When the product began to attract the consumers and the supermarkets and the markets would call to increase their orders, Sobrino learned the importance of having food brokers, an important piece to successfully penetrate the grocers in the United States.

"The role of food brokers is fundamental; they know the grocery business well, and because you pay them on commission, they are in essence a sales force" explains Bill Schwartz from Concept Food Brokers, who promotes dozens of food producers in the United States, among them Lulu's Dessert.

With the gelatin business in expansion, Sobrino found diversification and established Fancy Fruit Corporation in 1990, the division of frozen fruit bars. However, problems did arise. The frozen food market is a whole different story: huge industry leaders dominate it and the expense of maintaining a product in the supermarket is extremely high. "I thought it would be the same thing but the frozen food business is much more competitive."

She also had to deal with the recession in the United States and Sobrino opted to open the market abroad; Fancy Fruit in Mexico, which was hit by another severe crisis: the devaluation of the peso in December of 1994. "I left my product in Mexico, in cold storage. Its unbelievable, but it was more expensive for me to pick it up than to leave it there to die," she remembers. Afterwards, she took her trucks to Tijuana to sell them and to close her business.

The lesson was harsh: "Mexico is a market with tremendous potential, but the limitations of the system make your life impossible". The businesswoman mentioned that the transportation system in the United States, for example, offers services to the client wherever it is needed, while you find limitations in Mexico because the transporters operating each route are limited.

She also mentioned that the Mexican government has more red tape than the United States. "Here, while you obey the laws, pay your taxes and do what the government asks you to do, nobody will bother you".

Even after the setbacks, Sobrino did not give up on her ideas of doing business in Mexico. But this time, her entry into the market was better planned and overall much more cautious. Just a while back, she sent her first two shipments to Mexico containing frozen fruit bars to allocate them in 170 Wal-Marts in Mexico. "If they open the doors to me, like Wal-Mart is doing now, then it is ok, but I get paid in dollars in the United States. I sell to Wal-Mart in Laredo, get paid in dollars and the payment is guaranteed by Exim Bank," says a more seasoned Sobrino.

For now, with the recent opening of a new production mega-plant in California, the business promises to grow three to four folds. And this time the expansion will be in the form of licensed and private label, where her production know-how and facilities will be the product.
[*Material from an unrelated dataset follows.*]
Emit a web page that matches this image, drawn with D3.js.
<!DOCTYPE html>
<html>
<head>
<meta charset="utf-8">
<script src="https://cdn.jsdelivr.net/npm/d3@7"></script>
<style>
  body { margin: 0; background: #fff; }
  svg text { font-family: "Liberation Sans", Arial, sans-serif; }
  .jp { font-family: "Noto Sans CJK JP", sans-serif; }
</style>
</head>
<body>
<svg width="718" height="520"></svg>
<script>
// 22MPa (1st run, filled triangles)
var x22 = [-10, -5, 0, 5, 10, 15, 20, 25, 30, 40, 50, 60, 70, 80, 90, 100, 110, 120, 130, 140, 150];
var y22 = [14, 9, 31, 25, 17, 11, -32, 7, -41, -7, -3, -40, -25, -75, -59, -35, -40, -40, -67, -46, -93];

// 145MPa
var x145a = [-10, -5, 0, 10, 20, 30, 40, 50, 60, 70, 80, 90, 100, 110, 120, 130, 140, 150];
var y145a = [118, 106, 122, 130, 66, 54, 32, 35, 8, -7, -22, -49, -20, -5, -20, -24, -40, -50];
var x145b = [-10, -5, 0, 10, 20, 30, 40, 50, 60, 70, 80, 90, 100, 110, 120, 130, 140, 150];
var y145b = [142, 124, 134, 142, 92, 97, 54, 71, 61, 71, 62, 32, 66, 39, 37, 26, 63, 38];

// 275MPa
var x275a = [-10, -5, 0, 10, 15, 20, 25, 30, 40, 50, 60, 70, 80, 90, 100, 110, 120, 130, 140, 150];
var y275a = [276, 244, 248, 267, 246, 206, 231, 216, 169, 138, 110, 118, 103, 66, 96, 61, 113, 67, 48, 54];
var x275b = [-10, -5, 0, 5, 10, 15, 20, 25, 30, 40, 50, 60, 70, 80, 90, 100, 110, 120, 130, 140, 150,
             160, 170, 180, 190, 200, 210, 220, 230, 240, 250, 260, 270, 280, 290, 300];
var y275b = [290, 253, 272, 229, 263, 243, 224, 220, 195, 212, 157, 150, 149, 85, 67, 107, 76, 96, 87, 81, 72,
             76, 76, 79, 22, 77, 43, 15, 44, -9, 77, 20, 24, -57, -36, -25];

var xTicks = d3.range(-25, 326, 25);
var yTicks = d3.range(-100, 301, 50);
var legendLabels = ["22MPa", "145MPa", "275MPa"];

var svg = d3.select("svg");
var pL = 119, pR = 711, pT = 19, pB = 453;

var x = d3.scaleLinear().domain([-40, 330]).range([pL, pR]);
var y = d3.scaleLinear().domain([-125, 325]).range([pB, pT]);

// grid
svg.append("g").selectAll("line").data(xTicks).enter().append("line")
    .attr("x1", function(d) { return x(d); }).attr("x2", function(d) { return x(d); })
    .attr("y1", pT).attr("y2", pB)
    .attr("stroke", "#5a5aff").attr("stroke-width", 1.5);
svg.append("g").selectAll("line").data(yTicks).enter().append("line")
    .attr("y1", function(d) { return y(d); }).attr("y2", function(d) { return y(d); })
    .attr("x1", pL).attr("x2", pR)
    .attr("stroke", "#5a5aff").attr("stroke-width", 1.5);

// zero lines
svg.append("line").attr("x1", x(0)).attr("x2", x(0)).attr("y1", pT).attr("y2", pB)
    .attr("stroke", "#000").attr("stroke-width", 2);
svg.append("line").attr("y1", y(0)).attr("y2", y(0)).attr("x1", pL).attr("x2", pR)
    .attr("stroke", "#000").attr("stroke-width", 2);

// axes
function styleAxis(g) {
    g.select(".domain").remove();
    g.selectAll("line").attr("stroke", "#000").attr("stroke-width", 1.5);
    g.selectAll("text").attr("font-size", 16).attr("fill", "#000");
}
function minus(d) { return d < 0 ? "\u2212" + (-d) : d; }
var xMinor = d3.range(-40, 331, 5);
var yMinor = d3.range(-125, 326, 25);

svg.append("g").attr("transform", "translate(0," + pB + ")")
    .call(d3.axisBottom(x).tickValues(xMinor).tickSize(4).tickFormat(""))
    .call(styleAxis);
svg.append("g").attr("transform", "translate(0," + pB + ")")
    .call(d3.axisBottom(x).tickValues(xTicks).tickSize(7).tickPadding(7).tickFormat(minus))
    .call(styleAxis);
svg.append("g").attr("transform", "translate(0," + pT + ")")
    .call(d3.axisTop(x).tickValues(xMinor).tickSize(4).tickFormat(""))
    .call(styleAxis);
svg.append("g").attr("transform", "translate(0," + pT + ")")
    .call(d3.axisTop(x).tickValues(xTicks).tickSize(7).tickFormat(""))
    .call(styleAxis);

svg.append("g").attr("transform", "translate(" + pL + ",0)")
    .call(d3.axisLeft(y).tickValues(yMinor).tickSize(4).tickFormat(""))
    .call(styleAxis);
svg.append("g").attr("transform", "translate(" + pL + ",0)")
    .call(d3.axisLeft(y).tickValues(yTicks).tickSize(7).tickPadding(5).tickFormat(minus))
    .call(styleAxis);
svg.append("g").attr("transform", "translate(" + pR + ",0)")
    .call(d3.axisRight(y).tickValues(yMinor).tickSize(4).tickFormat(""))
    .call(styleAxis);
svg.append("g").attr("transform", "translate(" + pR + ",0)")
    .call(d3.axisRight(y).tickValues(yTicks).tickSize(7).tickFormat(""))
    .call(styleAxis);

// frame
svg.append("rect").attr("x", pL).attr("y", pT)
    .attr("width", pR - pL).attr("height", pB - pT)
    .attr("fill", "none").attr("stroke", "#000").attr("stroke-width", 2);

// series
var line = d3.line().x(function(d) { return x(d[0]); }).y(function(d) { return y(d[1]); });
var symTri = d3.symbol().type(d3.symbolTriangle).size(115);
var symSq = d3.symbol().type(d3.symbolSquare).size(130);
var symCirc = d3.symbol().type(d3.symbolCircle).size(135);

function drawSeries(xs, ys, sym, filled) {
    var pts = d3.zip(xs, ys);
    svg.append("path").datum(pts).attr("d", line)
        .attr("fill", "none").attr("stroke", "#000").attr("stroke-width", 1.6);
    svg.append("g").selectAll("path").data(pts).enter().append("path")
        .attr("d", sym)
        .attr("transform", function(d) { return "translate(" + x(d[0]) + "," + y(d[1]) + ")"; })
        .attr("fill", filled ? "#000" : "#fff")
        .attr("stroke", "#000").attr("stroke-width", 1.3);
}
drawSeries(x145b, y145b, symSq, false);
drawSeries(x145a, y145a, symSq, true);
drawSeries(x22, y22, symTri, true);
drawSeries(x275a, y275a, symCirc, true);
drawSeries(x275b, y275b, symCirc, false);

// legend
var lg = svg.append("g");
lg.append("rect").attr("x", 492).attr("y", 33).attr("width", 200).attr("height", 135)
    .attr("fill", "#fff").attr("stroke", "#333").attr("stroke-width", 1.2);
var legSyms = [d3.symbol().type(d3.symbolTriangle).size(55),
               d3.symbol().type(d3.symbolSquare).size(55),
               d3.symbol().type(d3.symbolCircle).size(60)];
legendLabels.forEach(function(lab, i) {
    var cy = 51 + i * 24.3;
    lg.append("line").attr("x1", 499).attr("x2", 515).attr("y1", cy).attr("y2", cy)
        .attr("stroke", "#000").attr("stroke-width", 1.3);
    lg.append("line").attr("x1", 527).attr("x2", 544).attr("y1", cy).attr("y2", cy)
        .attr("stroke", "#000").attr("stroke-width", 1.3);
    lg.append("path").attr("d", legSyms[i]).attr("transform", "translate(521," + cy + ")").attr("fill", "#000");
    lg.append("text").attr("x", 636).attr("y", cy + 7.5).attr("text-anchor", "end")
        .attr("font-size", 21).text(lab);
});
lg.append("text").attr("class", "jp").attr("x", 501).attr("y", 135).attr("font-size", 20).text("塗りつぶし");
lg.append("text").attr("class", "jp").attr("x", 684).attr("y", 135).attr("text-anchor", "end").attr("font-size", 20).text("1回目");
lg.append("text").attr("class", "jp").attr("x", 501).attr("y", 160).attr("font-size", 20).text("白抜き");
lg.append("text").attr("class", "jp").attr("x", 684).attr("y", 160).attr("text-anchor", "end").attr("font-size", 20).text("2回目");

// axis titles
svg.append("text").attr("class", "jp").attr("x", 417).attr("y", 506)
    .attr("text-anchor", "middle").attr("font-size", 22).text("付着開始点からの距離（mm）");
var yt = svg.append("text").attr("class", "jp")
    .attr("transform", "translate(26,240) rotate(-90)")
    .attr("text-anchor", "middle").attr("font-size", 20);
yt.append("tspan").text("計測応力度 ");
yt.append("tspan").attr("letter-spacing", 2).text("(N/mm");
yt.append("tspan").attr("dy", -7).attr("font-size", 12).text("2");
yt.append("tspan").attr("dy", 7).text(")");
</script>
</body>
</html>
Some of the growth Sobrino has experienced since she began has been to be less possessive of her business. Today she does not dismiss the possibility of investors or to listen to offers from other companies interested in buying the company. "Like a good Latin I would say 'this is mine and only mine;' but I've matured beyond those thoughts," she says even though she is truly in love with her business. "I don't regret anything I had to go through: the satisfaction was much more than any problem I had to face".